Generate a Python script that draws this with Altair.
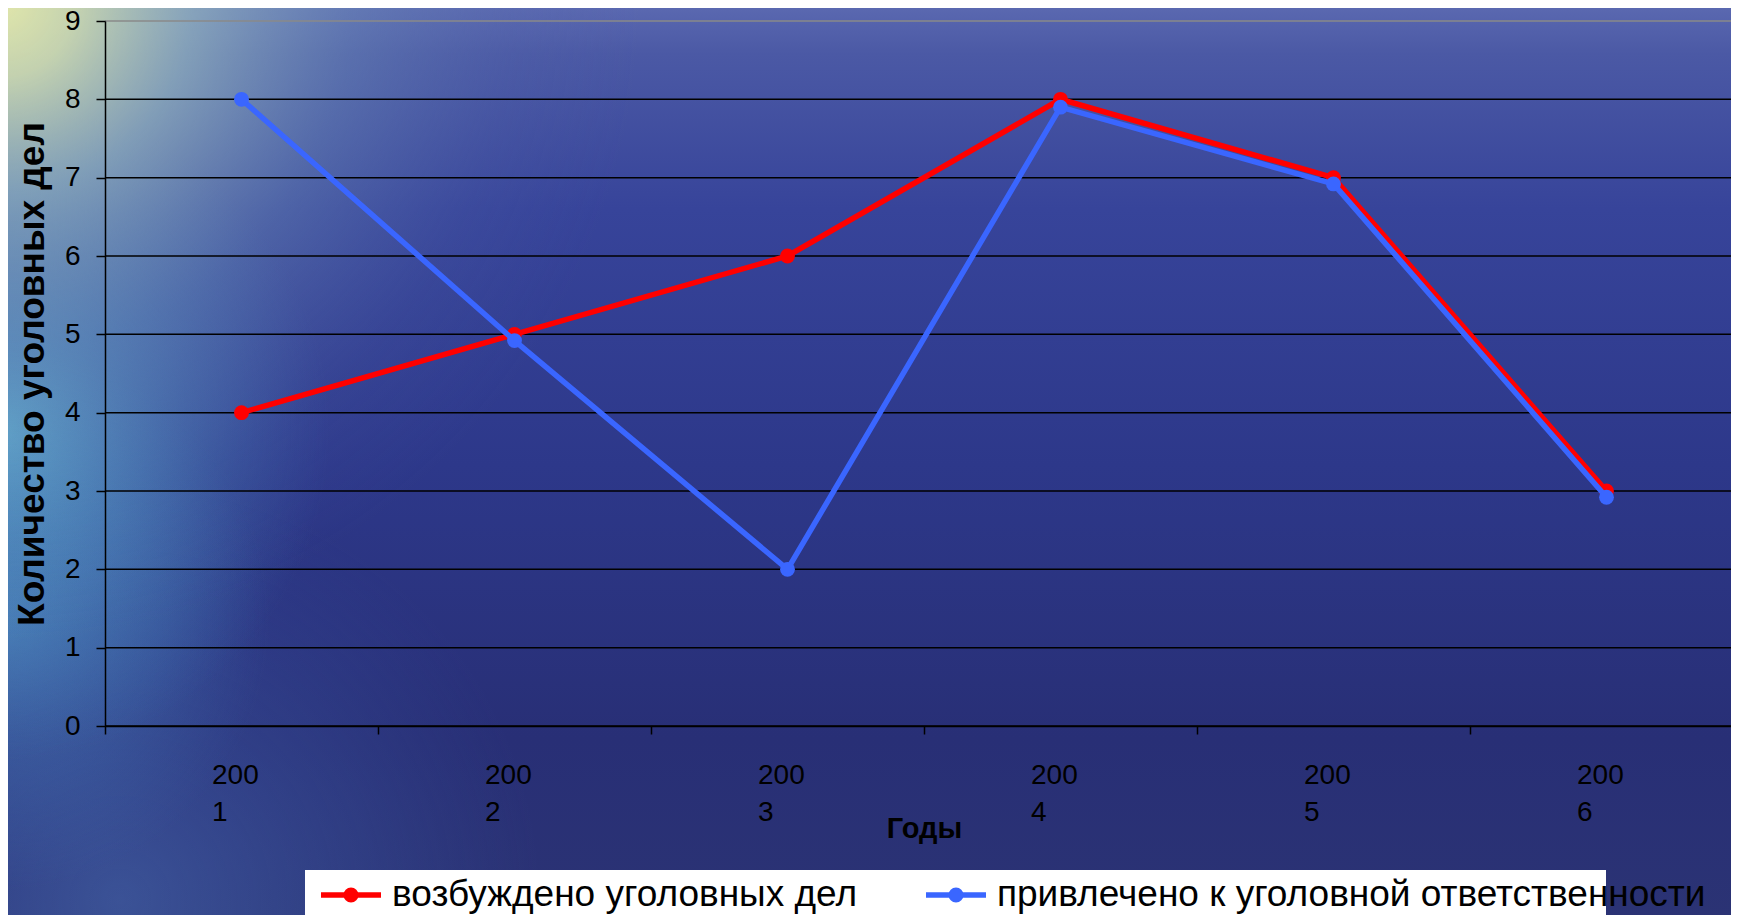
import altair as alt
import pandas as pd

years = ["2001", "2002", "2003", "2004", "2005", "2006"]
cases = [4, 5, 6, 8, 7, 3]
persons = [8, 4.92, 2, 7.9, 6.92, 2.92]
series_names = ["возбуждено уголовных дел", "привлечено к уголовной ответственности"]
series_colors = ["#FF0000", "#3A66FF"]
grid_values = [0, 1, 2, 3, 4, 5, 6, 7, 8, 9]

rows = []
for y, c, p in zip(years, cases, persons):
    rows.append({"year": y, "value": c, "series": series_names[0]})
    rows.append({"year": y, "value": p, "series": series_names[1]})
df = pd.DataFrame(rows)

FONT = "Liberation Sans"
W, H = 1626, 705
Y_TITLE = "Количество уголовных дел"
OX, OY = 105, 21  # plot origin on the page (for decorative background only)

one = pd.DataFrame({"a": [0]})


def glow(cx, cy, r, stops):
    """Decorative circular glow centred at page point (cx, cy) with radius r."""
    fill = alt.RadialGradient(
        gradient="radial", x1=0.5, y1=0.5, x2=0.5, y2=0.5, r1=0, r2=0.5,
        stops=[alt.GradientStop(color=c, offset=o) for o, c in stops],
    )
    return alt.Chart(one).mark_rect(fill=fill).encode(
        x=alt.value(cx - OX - r), x2=alt.value(cx - OX + r),
        y=alt.value(cy - OY - r), y2=alt.value(cy - OY + r),
    )


bg_base = alt.Chart(one).mark_rect(
    fill=alt.LinearGradient(
        gradient="linear", x1=0, y1=0, x2=0, y2=1,
        stops=[
            alt.GradientStop(color="#5a68b0", offset=0),
            alt.GradientStop(color="#4b59a5", offset=0.05),
            alt.GradientStop(color="#37449a", offset=0.22),
            alt.GradientStop(color="#2d388a", offset=0.5),
            alt.GradientStop(color="#282f76", offset=0.8),
            alt.GradientStop(color="#2b3374", offset=1),
        ],
    )
).encode(x=alt.value(-97), x2=alt.value(1650), y=alt.value(-13), y2=alt.value(900))

bg_bottom = glow(120, 900, 420, [
    (0, "rgba(72,108,178,0.55)"), (0.6, "rgba(62,92,168,0.25)"), (1, "rgba(55,80,160,0)"),
])
bg_teal_low = glow(0, 620, 270, [
    (0, "rgba(85,155,205,0.55)"), (0.6, "rgba(75,135,195,0.25)"), (1, "rgba(70,120,185,0)"),
])
bg_teal = glow(0, 430, 330, [
    (0, "rgba(105,195,218,0.8)"), (0.45, "rgba(88,165,205,0.45)"), (1, "rgba(70,130,190,0)"),
])
bg_corner = glow(0, 0, 640, [
    (0, "rgba(226,231,170,1)"),
    (0.12, "rgba(202,216,176,0.95)"),
    (0.3, "rgba(152,186,192,0.72)"),
    (0.55, "rgba(112,146,186,0.4)"),
    (0.8, "rgba(92,116,176,0.12)"),
    (1, "rgba(80,100,170,0)"),
])

legend_box = alt.Chart(one).mark_rect(fill="white").encode(
    x=alt.value(200), x2=alt.value(1501), y=alt.value(849), y2=alt.value(920)
)

y_scale = alt.Scale(domain=[0, 9], nice=False, zero=True)
y_axis = alt.Axis(
    titleFont=FONT, titleFontSize=37, titleFontWeight="bold", titleColor="black",
    titleX=-62, titleBaseline="alphabetic",
    values=grid_values, labelFont=FONT, labelFontSize=28, labelColor="black",
    labelPadding=16, tickSize=9, tickColor="black", tickWidth=1.5,
    domainColor="black", domainWidth=1.5, grid=False, zindex=1,
)

grid = alt.Chart(pd.DataFrame({"v": grid_values})).mark_rule(strokeWidth=1.5).encode(
    y=alt.Y("v:Q", scale=y_scale, axis=y_axis, title=Y_TITLE),
    stroke=alt.condition("datum.v == 9", alt.value("#8a8a8a"), alt.value("#000000")),
)

x_enc = alt.X(
    "year:N",
    sort=years,
    scale=alt.Scale(type="band", paddingInner=0, paddingOuter=0, range=[0, 1638]),
    axis=alt.Axis(
        title="Годы",
        titleFont=FONT, titleFontSize=29, titleFontWeight="bold", titleColor="black",
        titleX=819, titleY=111, titleBaseline="alphabetic", titleAlign="center",
        labelExpr="[substring(datum.label, 0, 3), substring(datum.label, 3)]",
        labelAlign="left", labelOffset=-30, labelBaseline="top",
        labelPadding=27, labelLineHeight=37, labelAngle=0,
        labelFont=FONT, labelFontSize=28, labelColor="black",
        ticks=True, tickBand="extent", tickSize=8, tickColor="black", tickWidth=1.5,
        domainColor="black", domainWidth=1.5, grid=False, zindex=1,
    ),
)

y_enc = alt.Y("value:Q", scale=y_scale, axis=y_axis, title=Y_TITLE)

legend_path = (
    "M-1,0H1"
    "M-0.16,0a0.16,0.16 0 1,0 0.32,0a0.16,0.16 0 1,0 -0.32,0"
    "M-0.07,0a0.07,0.07 0 1,0 0.14,0a0.07,0.07 0 1,0 -0.14,0"
)

color_enc = alt.Color(
    "series:N",
    scale=alt.Scale(domain=series_names, range=series_colors),
    legend=alt.Legend(
        title=None, orient="none", legendX=203, legendY=831, direction="horizontal",
        symbolType=legend_path, symbolSize=3600, symbolStrokeWidth=5.5,
        labelFont=FONT, labelFontSize=37, labelColor="black", labelOffset=8,
        labelLimit=0, columnPadding=58, padding=10,
    ),
)

base = alt.Chart(df).mark_line(
    strokeWidth=5.5, point=alt.OverlayMarkDef(filled=True, size=220)
).encode(x=x_enc, y=y_enc, color=color_enc)

red = base.transform_filter(alt.datum.series == series_names[0])
blue = base.transform_filter(alt.datum.series == series_names[1])

chart = alt.layer(
    bg_base, bg_bottom, bg_teal_low, bg_teal, bg_corner, legend_box, grid, red, blue
).properties(
    width=W, height=H,
    padding={"left": 97, "top": 13, "right": 0, "bottom": 189},
    autosize=alt.AutoSizeParams(type="none"),
    background="#2b3272",
).configure_view(strokeWidth=0)

chart.save("out.html", embed_options={"renderer": "svg", "actions": False})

+ + +

◆ WHAT TO WORK ON ◆
Make an exact copy of the listing above. Do not include the pictures.

◆ ANSWER TO THIS PROBLEM ◆
Generate a Python script that draws this with Altair.
import altair as alt
import pandas as pd

years = ["2001", "2002", "2003", "2004", "2005", "2006"]
cases = [4, 5, 6, 8, 7, 3]
persons = [8, 4.92, 2, 7.9, 6.92, 2.92]
series_names = ["возбуждено уголовных дел", "привлечено к уголовной ответственности"]
series_colors = ["#FF0000", "#3A66FF"]
grid_values = [0, 1, 2, 3, 4, 5, 6, 7, 8, 9]

rows = []
for y, c, p in zip(years, cases, persons):
    rows.append({"year": y, "value": c, "series": series_names[0]})
    rows.append({"year": y, "value": p, "series": series_names[1]})
df = pd.DataFrame(rows)

FONT = "Liberation Sans"
W, H = 1626, 705
Y_TITLE = "Количество уголовных дел"
OX, OY = 105, 21  # plot origin on the page (for decorative background only)

one = pd.DataFrame({"a": [0]})


def glow(cx, cy, r, stops):
    """Decorative circular glow centred at page point (cx, cy) with radius r."""
    fill = alt.RadialGradient(
        gradient="radial", x1=0.5, y1=0.5, x2=0.5, y2=0.5, r1=0, r2=0.5,
        stops=[alt.GradientStop(color=c, offset=o) for o, c in stops],
    )
    return alt.Chart(one).mark_rect(fill=fill).encode(
        x=alt.value(cx - OX - r), x2=alt.value(cx - OX + r),
        y=alt.value(cy - OY - r), y2=alt.value(cy - OY + r),
    )


bg_base = alt.Chart(one).mark_rect(
    fill=alt.LinearGradient(
        gradient="linear", x1=0, y1=0, x2=0, y2=1,
        stops=[
            alt.GradientStop(color="#5a68b0", offset=0),
            alt.GradientStop(color="#4b59a5", offset=0.05),
            alt.GradientStop(color="#37449a", offset=0.22),
            alt.GradientStop(color="#2d388a", offset=0.5),
            alt.GradientStop(color="#282f76", offset=0.8),
            alt.GradientStop(color="#2b3374", offset=1),
        ],
    )
).encode(x=alt.value(-97), x2=alt.value(1650), y=alt.value(-13), y2=alt.value(900))

bg_bottom = glow(120, 900, 420, [
    (0, "rgba(72,108,178,0.55)"), (0.6, "rgba(62,92,168,0.25)"), (1, "rgba(55,80,160,0)"),
])
bg_teal_low = glow(0, 620, 270, [
    (0, "rgba(85,155,205,0.55)"), (0.6, "rgba(75,135,195,0.25)"), (1, "rgba(70,120,185,0)"),
])
bg_teal = glow(0, 430, 330, [
    (0, "rgba(105,195,218,0.8)"), (0.45, "rgba(88,165,205,0.45)"), (1, "rgba(70,130,190,0)"),
])
bg_corner = glow(0, 0, 640, [
    (0, "rgba(226,231,170,1)"),
    (0.12, "rgba(202,216,176,0.95)"),
    (0.3, "rgba(152,186,192,0.72)"),
    (0.55, "rgba(112,146,186,0.4)"),
    (0.8, "rgba(92,116,176,0.12)"),
    (1, "rgba(80,100,170,0)"),
])

legend_box = alt.Chart(one).mark_rect(fill="white").encode(
    x=alt.value(200), x2=alt.value(1501), y=alt.value(849), y2=alt.value(920)
)

y_scale = alt.Scale(domain=[0, 9], nice=False, zero=True)
y_axis = alt.Axis(
    titleFont=FONT, titleFontSize=37, titleFontWeight="bold", titleColor="black",
    titleX=-62, titleBaseline="alphabetic",
    values=grid_values, labelFont=FONT, labelFontSize=28, labelColor="black",
    labelPadding=16, tickSize=9, tickColor="black", tickWidth=1.5,
    domainColor="black", domainWidth=1.5, grid=False, zindex=1,
)

grid = alt.Chart(pd.DataFrame({"v": grid_values})).mark_rule(strokeWidth=1.5).encode(
    y=alt.Y("v:Q", scale=y_scale, axis=y_axis, title=Y_TITLE),
    stroke=alt.condition("datum.v == 9", alt.value("#8a8a8a"), alt.value("#000000")),
)

x_enc = alt.X(
    "year:N",
    sort=years,
    scale=alt.Scale(type="band", paddingInner=0, paddingOuter=0, range=[0, 1638]),
    axis=alt.Axis(
        title="Годы",
        titleFont=FONT, titleFontSize=29, titleFontWeight="bold", titleColor="black",
        titleX=819, titleY=111, titleBaseline="alphabetic", titleAlign="center",
        labelExpr="[substring(datum.label, 0, 3), substring(datum.label, 3)]",
        labelAlign="left", labelOffset=-30, labelBaseline="top",
        labelPadding=27, labelLineHeight=37, labelAngle=0,
        labelFont=FONT, labelFontSize=28, labelColor="black",
        ticks=True, tickBand="extent", tickSize=8, tickColor="black", tickWidth=1.5,
        domainColor="black", domainWidth=1.5, grid=False, zindex=1,
    ),
)

y_enc = alt.Y("value:Q", scale=y_scale, axis=y_axis, title=Y_TITLE)

legend_path = (
    "M-1,0H1"
    "M-0.16,0a0.16,0.16 0 1,0 0.32,0a0.16,0.16 0 1,0 -0.32,0"
    "M-0.07,0a0.07,0.07 0 1,0 0.14,0a0.07,0.07 0 1,0 -0.14,0"
)

color_enc = alt.Color(
    "series:N",
    scale=alt.Scale(domain=series_names, range=series_colors),
    legend=alt.Legend(
        title=None, orient="none", legendX=203, legendY=831, direction="horizontal",
        symbolType=legend_path, symbolSize=3600, symbolStrokeWidth=5.5,
        labelFont=FONT, labelFontSize=37, labelColor="black", labelOffset=8,
        labelLimit=0, columnPadding=58, padding=10,
    ),
)

base = alt.Chart(df).mark_line(
    strokeWidth=5.5, point=alt.OverlayMarkDef(filled=True, size=220)
).encode(x=x_enc, y=y_enc, color=color_enc)

red = base.transform_filter(alt.datum.series == series_names[0])
blue = base.transform_filter(alt.datum.series == series_names[1])

chart = alt.layer(
    bg_base, bg_bottom, bg_teal_low, bg_teal, bg_corner, legend_box, grid, red, blue
).properties(
    width=W, height=H,
    padding={"left": 97, "top": 13, "right": 0, "bottom": 189},
    autosize=alt.AutoSizeParams(type="none"),
    background="#2b3272",
).configure_view(strokeWidth=0)

chart.save("out.html", embed_options={"renderer": "svg", "actions": False})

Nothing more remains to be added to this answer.